Book Review:

Polar Reaches

The History of Polar Exploration

by Richard Sale

220 p., many illus & maps, $29.95
ISBN: 0-89886-873-4
Seattle:  Mountaineers Books
London: HarperCollins

The literal blizzard of Polar books and reprints in recent years offers the expected tapping of a new interest market in the history and personalities which have made the story of the ends of our earth so attractive to readers.  In fact, the quirks of publishing bring the same book in two titles, equally intriguing:  To the Ends of the Earth in Great Britain and its U S counterpart, Polar Reaches.

Author Richard Sales is a British glaciologist who by his own account has "trekked and traveled all over the world," with an affinity for the Arctic regions.  He also is a mountain climer of some accomplishments, having authored a previuos book On Top of the World, a history of the larger peaks.  Thus Sale is more than the usual "armchair" observer, and his comments may offer greater currency than others.

The book, profusely illustrated with period images, woodcuts, photos and maps as well as contemporary and largely color views of both Polar caps (Sale's apparently huge personal collection of the Arctic and Antarctic result from having become an accomplished photographer during his travels), is "coffee table" 9x11 inch size with a hauntingly beautiful cover photograph on the dust jacket which Sale took in Paradise Bay in the Antarctic.

Mosf of his illustrations, in fact, are not the usual "morgue file" selection by an editorial assistant, but with the care and knowledge of one who knows his subject.  These alone are wroth the price of the book, many of them taken after personal search at the Scott Polar Research Institute, the Byrd Polar Research Center, the National Archives, Library of Congress and other repositories.

Sale's narrative is equally impressive, and his style is measured and not given to the passions of many Polar writers.  he gives equal commendation to the Inuit pioneers as well as the European and North Americans who depended upon them to penetrate to the "Big Nail."  From Parry and Franklin to Peary and Cook almost a hundred years later, he gives credit and includes the largely neglected Russian explorers of the eastern Arctic.

Of Cook and Peary he is straight forward, using both of their photos "at the Pole," and saying that "...the truth of the two claims can no longer be ascertained."

He finds that one of the "compelling" arguments for Cook is "...that he did indeed travel a long way out across the (frozen) ocean towards the Pole and so, perhaps, might have made it."  Sale also found that Cook's journey was "more interesting and tougher" than Peary's.

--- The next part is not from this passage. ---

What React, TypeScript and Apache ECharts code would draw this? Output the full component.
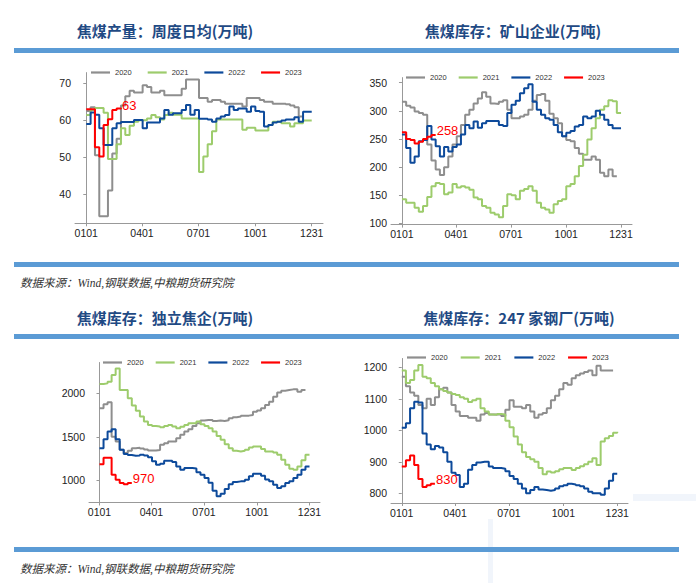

Five pages are devoted to the "Belgica" expedition and Sale is lavish in his praise for Amundson, Cook and the journey itself.  he notes that the Amundson tent, which Scott found at the South Pole, was sewn to Cook's design (from 1898) and that Amundson had used "Cook's snow goggles on his trek."  The "Belgica," he says had the man who was the first to set foot at the South Pole, and arguably the fist to see the North Pole and the man "whose claim to have reached the North Pole...has never been discredited."

A splendid reading experience, a photo and image treasure and worth more than just a place on the coffee table.